* RECORDED INFORMATION
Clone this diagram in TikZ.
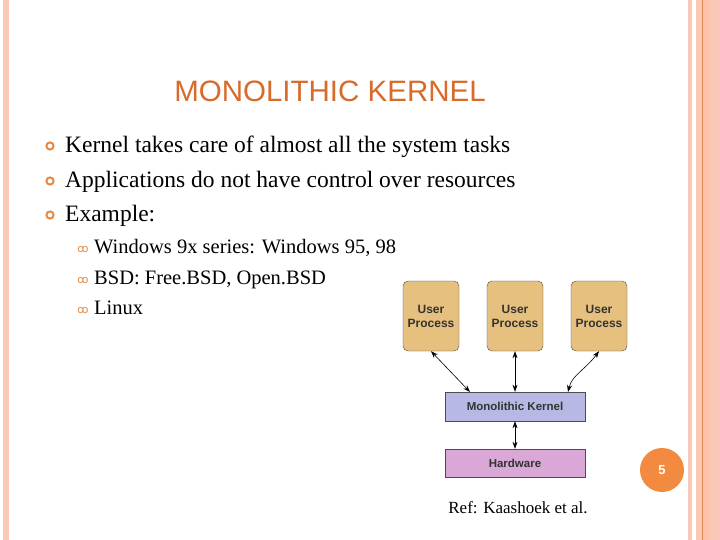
\documentclass[tikz,border=0pt]{standalone}
\usepackage{fontspec}
\setmainfont{Liberation Serif}
\newfontfamily\arial{Liberation Sans}
\newfontfamily\dejavu{DejaVu Sans}
\definecolor{stripe}{HTML}{F9C8B6}
\definecolor{stripeD}{HTML}{FFC2AA}
\definecolor{orng}{HTML}{D86B2B}
\definecolor{bul}{HTML}{E58A45}
\definecolor{ubox}{HTML}{E6C07E}
\definecolor{kbox}{HTML}{B7B9E4}
\definecolor{hbox}{HTML}{D9A8D6}
\definecolor{circ}{HTML}{F28A3F}
\usetikzlibrary{arrows.meta}
\begin{document}
\begin{tikzpicture}[x=1pt,y=-1pt,
  ubx/.style={draw=black!70,fill=ubox,rounded corners=5pt,minimum width=56pt,minimum height=70pt,font=\arial\bfseries\fontsize{12}{14}\selectfont,align=center,text=black!80},
  kbx/.style={draw=black!70,minimum width=140pt,minimum height=29pt,font=\arial\bfseries\fontsize{11.5}{13}\selectfont,text=black!80},
  arr/.style={{Stealth[length=7pt,width=5pt]}-{Stealth[length=7pt,width=5pt]},semithick},
  body/.style={anchor=base west,inner sep=0pt,font=\fontsize{23.5}{26}\selectfont},
  sub/.style={anchor=base west,inner sep=0pt,font=\fontsize{20.5}{24}\selectfont}]
\useasboundingbox (0,0) rectangle (720,540);
\fill[white] (0,0) rectangle (720,540);
\fill[stripe] (3,0) rectangle (9,540);
\fill[stripe] (688,0) rectangle (692,540);
\fill[stripe] (696,0) rectangle (720,540);
\fill[stripeD] (702,0) rectangle (710,540);
\draw[orng!80,line width=0.8pt] (702,0) -- (702,540);
\node[font=\arial\fontsize{29.5}{32}\selectfont,text=orng] (title) at (330,91) {MONOLITHIC KERNEL};
\foreach \y/\t [count=\i] in {153/Kernel takes care of almost all the system tasks,188/Applications do not have control over resources,222/Example:}{
  \draw[bul,line width=2pt] (50,\y-7) circle (3.6pt);
  \node[body] (b\i) at (65,\y) {\t};}
\foreach \y/\t [count=\i] in {253/{Windows 9x series: Windows 95, 98},284/{BSD: Free.BSD, Open.BSD},314/Linux}{
  \node[anchor=base east,text=bul,font=\dejavu\fontsize{11}{12}\selectfont] (s\i b) at (92,\y-1) {ꝏ};
  \node[sub] (s\i) at (94,\y) {\t};}
\node[ubx] (u1) at (431,316) {User\\Process};
\node[ubx] (u2) at (515,316) {User\\Process};
\node[ubx] (u3) at (599,316) {User\\Process};
\node[kbx,fill=kbox] (k) at (515,406.5) {Monolithic Kernel};
\node[kbx,fill=hbox,minimum height=28pt] (h) at (515,463) {Hardware};
\draw[arr] (u1.south) -- (470,392);
\draw[arr] (u2.south) -- (k.north);
\draw[arr] (u3.south) .. controls (585,370) and (572,375) .. (568,392);
\draw[arr] (k.south) -- (h.north);
\node[circle,fill=circ,minimum size=44pt,text=white,font=\arial\bfseries\fontsize{13}{15}\selectfont] (pg) at (662,470) {5};
\node[font=\fontsize{17}{19}\selectfont] (ref) at (518,508) {Ref: Kaashoek et al.};
\end{tikzpicture}
\end{document}
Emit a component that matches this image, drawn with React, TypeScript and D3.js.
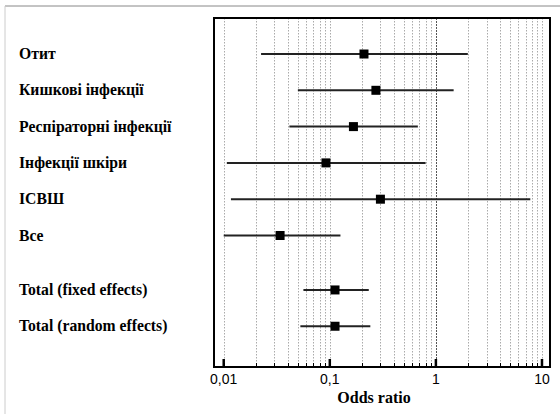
import React from "react";
import * as d3 from "d3";

const labels = [
  "Отит",
  "Кишкові інфекції",
  "Респіраторні інфекції",
  "Інфекції шкіри",
  "ІСВШ",
  "Все",
  "Total (fixed effects)",
  "Total (random effects)",
];
const rowPos = [0, 1, 2, 3, 4, 5, 6.5, 7.5];
const oddsRatio = [0.21, 0.272, 0.167, 0.092, 0.3, 0.034, 0.112, 0.112];
const ciLow = [0.0225, 0.05, 0.0416, 0.0107, 0.0117, 0.01, 0.0564, 0.0528];
const ciHigh = [2.0, 1.47, 0.676, 0.8, 7.76, 0.126, 0.233, 0.241];
const majorTicks = [0.01, 0.1, 1, 10];
const tickLabels = ["0,01", "0,1", "1", "10"];

const width = 560;
const height = 414;
const box = { left: 214, right: 550, top: 18, bottom: 367 };
const serif = "Liberation Serif, Times New Roman, DejaVu Serif, serif";
const sans = "Liberation Sans, Arial, sans-serif";

export default function App() {
  const x = d3
    .scaleLog()
    .domain([0.0081, 11.9])
    .range([box.left, box.right]);
  const y = d3.scaleLinear().domain([0, 1]).range([54, 90.3]);

  // grid values: 1..9 x each decade, inside the domain
  const grid: number[] = [];
  [0.01, 0.1, 1, 10].forEach((dec) => {
    for (let k = 1; k <= 9; k++) {
      const v = dec * k;
      if (v <= x.domain()[1]) grid.push(v);
    }
  });

  return (
    <svg
      width={width}
      height={height}
      style={{ position: "absolute", left: 0, top: 0, background: "#fff" }}
    >
      {/* outer frame */}
      <line x1={5} x2={width} y1={6} y2={6} stroke="#888" strokeWidth={1} />
      <line x1={5} x2={5} y1={6} y2={height} stroke="#ccc" strokeWidth={1} />

      {/* grid */}
      {grid.map((v, i) => (
        <line
          key={"g" + i}
          x1={Math.round(x(v)) + 0.5}
          x2={Math.round(x(v)) + 0.5}
          y1={box.top}
          y2={box.bottom}
          stroke={v === 1 ? "#555" : "#aaa"}
          strokeWidth={1}
          strokeDasharray={v === 1 ? "2,1" : "1.5,1.5"}
        />
      ))}

      {/* minor ticks */}
      {grid.map((v, i) => (
        <line
          key={"t" + i}
          x1={Math.round(x(v)) + 0.5}
          x2={Math.round(x(v)) + 0.5}
          y1={box.bottom}
          y2={box.bottom - 4}
          stroke="#000"
          strokeWidth={1}
        />
      ))}
      {majorTicks.map((v, i) => (
        <line
          key={"M" + i}
          x1={x(v)}
          x2={x(v)}
          y1={box.bottom}
          y2={box.bottom - 8}
          stroke="#000"
          strokeWidth={2.5}
        />
      ))}

      {/* plot box */}
      <rect
        x={box.left}
        y={box.top}
        width={box.right - box.left}
        height={box.bottom - box.top}
        fill="none"
        stroke="#000"
        strokeWidth={2}
      />

      {/* confidence intervals and markers */}
      {labels.map((lab, i) => (
        <g key={"r" + i}>
          <line
            x1={x(ciLow[i])}
            x2={x(ciHigh[i])}
            y1={y(rowPos[i])}
            y2={y(rowPos[i])}
            stroke="#222"
            strokeWidth={2}
          />
          <rect
            x={x(oddsRatio[i]) - 4.5}
            y={y(rowPos[i]) - 4.5}
            width={9}
            height={9}
            fill="#000"
          />
          <text
            x={19}
            y={y(rowPos[i]) + 5}
            style={{ fontFamily: serif, fontWeight: "bold", fontSize: "15.7px" }}
            fill="#000"
          >
            {lab}
          </text>
        </g>
      ))}

      {/* tick labels */}
      {majorTicks.map((v, i) => (
        <text
          key={"l" + i}
          x={x(v)}
          y={384}
          textAnchor="middle"
          style={{ fontFamily: sans, fontSize: "14px" }}
          fill="#000"
        >
          {tickLabels[i]}
        </text>
      ))}

      <text
        x={374}
        y={403}
        textAnchor="middle"
        style={{ fontFamily: serif, fontWeight: "bold", fontSize: "16px" }}
        fill="#000"
      >
        Odds ratio
      </text>
    </svg>
  );
}
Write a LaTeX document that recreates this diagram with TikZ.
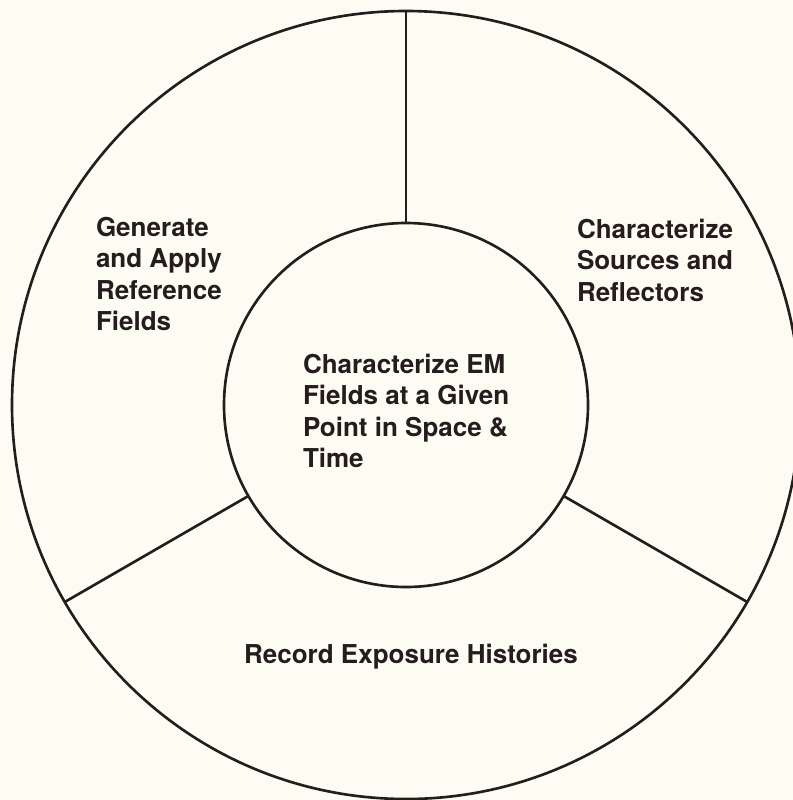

* TASK TO COMPLETE
Quote everything in the listing above exactly; pictures are the only thing to omit.

* RESULT
Clone this diagram in TikZ.
\documentclass[tikz,border=0pt]{standalone}
\usepackage{fontspec}
\setmainfont{Liberation Serif}
\newfontfamily\arial{Liberation Sans}
\newfontfamily\dejavu{DejaVu Sans}
\definecolor{stripe}{HTML}{F9C8B6}
\definecolor{stripeD}{HTML}{FFC2AA}
\definecolor{orng}{HTML}{D86B2B}
\definecolor{bul}{HTML}{E58A45}
\definecolor{ubox}{HTML}{E6C07E}
\definecolor{kbox}{HTML}{B7B9E4}
\definecolor{hbox}{HTML}{D9A8D6}
\definecolor{circ}{HTML}{F28A3F}
\usetikzlibrary{arrows.meta}
\begin{document}
\begin{tikzpicture}[x=1pt,y=-1pt,
  ubx/.style={draw=black!70,fill=ubox,rounded corners=5pt,minimum width=56pt,minimum height=70pt,font=\arial\bfseries\fontsize{12}{14}\selectfont,align=center,text=black!80},
  kbx/.style={draw=black!70,minimum width=140pt,minimum height=29pt,font=\arial\bfseries\fontsize{11.5}{13}\selectfont,text=black!80},
  arr/.style={{Stealth[length=7pt,width=5pt]}-{Stealth[length=7pt,width=5pt]},semithick},
  body/.style={anchor=base west,inner sep=0pt,font=\fontsize{23.5}{26}\selectfont},
  sub/.style={anchor=base west,inner sep=0pt,font=\fontsize{20.5}{24}\selectfont}]
\useasboundingbox (0,0) rectangle (720,540);
\fill[white] (0,0) rectangle (720,540);
\fill[stripe] (3,0) rectangle (9,540);
\fill[stripe] (688,0) rectangle (692,540);
\fill[stripe] (696,0) rectangle (720,540);
\fill[stripeD] (702,0) rectangle (710,540);
\draw[orng!80,line width=0.8pt] (702,0) -- (702,540);
\node[font=\arial\fontsize{29.5}{32}\selectfont,text=orng] (title) at (330,91) {MONOLITHIC KERNEL};
\foreach \y/\t [count=\i] in {153/Kernel takes care of almost all the system tasks,188/Applications do not have control over resources,222/Example:}{
  \draw[bul,line width=2pt] (50,\y-7) circle (3.6pt);
  \node[body] (b\i) at (65,\y) {\t};}
\foreach \y/\t [count=\i] in {253/{Windows 9x series: Windows 95, 98},284/{BSD: Free.BSD, Open.BSD},314/Linux}{
  \node[anchor=base east,text=bul,font=\dejavu\fontsize{11}{12}\selectfont] (s\i b) at (92,\y-1) {ꝏ};
  \node[sub] (s\i) at (94,\y) {\t};}
\node[ubx] (u1) at (431,316) {User\\Process};
\node[ubx] (u2) at (515,316) {User\\Process};
\node[ubx] (u3) at (599,316) {User\\Process};
\node[kbx,fill=kbox] (k) at (515,406.5) {Monolithic Kernel};
\node[kbx,fill=hbox,minimum height=28pt] (h) at (515,463) {Hardware};
\draw[arr] (u1.south) -- (470,392);
\draw[arr] (u2.south) -- (k.north);
\draw[arr] (u3.south) .. controls (585,370) and (572,375) .. (568,392);
\draw[arr] (k.south) -- (h.north);
\node[circle,fill=circ,minimum size=44pt,text=white,font=\arial\bfseries\fontsize{13}{15}\selectfont] (pg) at (662,470) {5};
\node[font=\fontsize{17}{19}\selectfont] (ref) at (518,508) {Ref: Kaashoek et al.};
\end{tikzpicture}
\end{document}
Emit a component that matches this image, drawn with React, TypeScript and D3.js.
import React from "react";
import * as d3 from "d3";

const labels = [
  "Отит",
  "Кишкові інфекції",
  "Респіраторні інфекції",
  "Інфекції шкіри",
  "ІСВШ",
  "Все",
  "Total (fixed effects)",
  "Total (random effects)",
];
const rowPos = [0, 1, 2, 3, 4, 5, 6.5, 7.5];
const oddsRatio = [0.21, 0.272, 0.167, 0.092, 0.3, 0.034, 0.112, 0.112];
const ciLow = [0.0225, 0.05, 0.0416, 0.0107, 0.0117, 0.01, 0.0564, 0.0528];
const ciHigh = [2.0, 1.47, 0.676, 0.8, 7.76, 0.126, 0.233, 0.241];
const majorTicks = [0.01, 0.1, 1, 10];
const tickLabels = ["0,01", "0,1", "1", "10"];

const width = 560;
const height = 414;
const box = { left: 214, right: 550, top: 18, bottom: 367 };
const serif = "Liberation Serif, Times New Roman, DejaVu Serif, serif";
const sans = "Liberation Sans, Arial, sans-serif";

export default function App() {
  const x = d3
    .scaleLog()
    .domain([0.0081, 11.9])
    .range([box.left, box.right]);
  const y = d3.scaleLinear().domain([0, 1]).range([54, 90.3]);

  // grid values: 1..9 x each decade, inside the domain
  const grid: number[] = [];
  [0.01, 0.1, 1, 10].forEach((dec) => {
    for (let k = 1; k <= 9; k++) {
      const v = dec * k;
      if (v <= x.domain()[1]) grid.push(v);
    }
  });

  return (
    <svg
      width={width}
      height={height}
      style={{ position: "absolute", left: 0, top: 0, background: "#fff" }}
    >
      {/* outer frame */}
      <line x1={5} x2={width} y1={6} y2={6} stroke="#888" strokeWidth={1} />
      <line x1={5} x2={5} y1={6} y2={height} stroke="#ccc" strokeWidth={1} />

      {/* grid */}
      {grid.map((v, i) => (
        <line
          key={"g" + i}
          x1={Math.round(x(v)) + 0.5}
          x2={Math.round(x(v)) + 0.5}
          y1={box.top}
          y2={box.bottom}
          stroke={v === 1 ? "#555" : "#aaa"}
          strokeWidth={1}
          strokeDasharray={v === 1 ? "2,1" : "1.5,1.5"}
        />
      ))}

      {/* minor ticks */}
      {grid.map((v, i) => (
        <line
          key={"t" + i}
          x1={Math.round(x(v)) + 0.5}
          x2={Math.round(x(v)) + 0.5}
          y1={box.bottom}
          y2={box.bottom - 4}
          stroke="#000"
          strokeWidth={1}
        />
      ))}
      {majorTicks.map((v, i) => (
        <line
          key={"M" + i}
          x1={x(v)}
          x2={x(v)}
          y1={box.bottom}
          y2={box.bottom - 8}
          stroke="#000"
          strokeWidth={2.5}
        />
      ))}

      {/* plot box */}
      <rect
        x={box.left}
        y={box.top}
        width={box.right - box.left}
        height={box.bottom - box.top}
        fill="none"
        stroke="#000"
        strokeWidth={2}
      />

      {/* confidence intervals and markers */}
      {labels.map((lab, i) => (
        <g key={"r" + i}>
          <line
            x1={x(ciLow[i])}
            x2={x(ciHigh[i])}
            y1={y(rowPos[i])}
            y2={y(rowPos[i])}
            stroke="#222"
            strokeWidth={2}
          />
          <rect
            x={x(oddsRatio[i]) - 4.5}
            y={y(rowPos[i]) - 4.5}
            width={9}
            height={9}
            fill="#000"
          />
          <text
            x={19}
            y={y(rowPos[i]) + 5}
            style={{ fontFamily: serif, fontWeight: "bold", fontSize: "15.7px" }}
            fill="#000"
          >
            {lab}
          </text>
        </g>
      ))}

      {/* tick labels */}
      {majorTicks.map((v, i) => (
        <text
          key={"l" + i}
          x={x(v)}
          y={384}
          textAnchor="middle"
          style={{ fontFamily: sans, fontSize: "14px" }}
          fill="#000"
        >
          {tickLabels[i]}
        </text>
      ))}

      <text
        x={374}
        y={403}
        textAnchor="middle"
        style={{ fontFamily: serif, fontWeight: "bold", fontSize: "16px" }}
        fill="#000"
      >
        Odds ratio
      </text>
    </svg>
  );
}
Write a LaTeX document that recreates this diagram with TikZ.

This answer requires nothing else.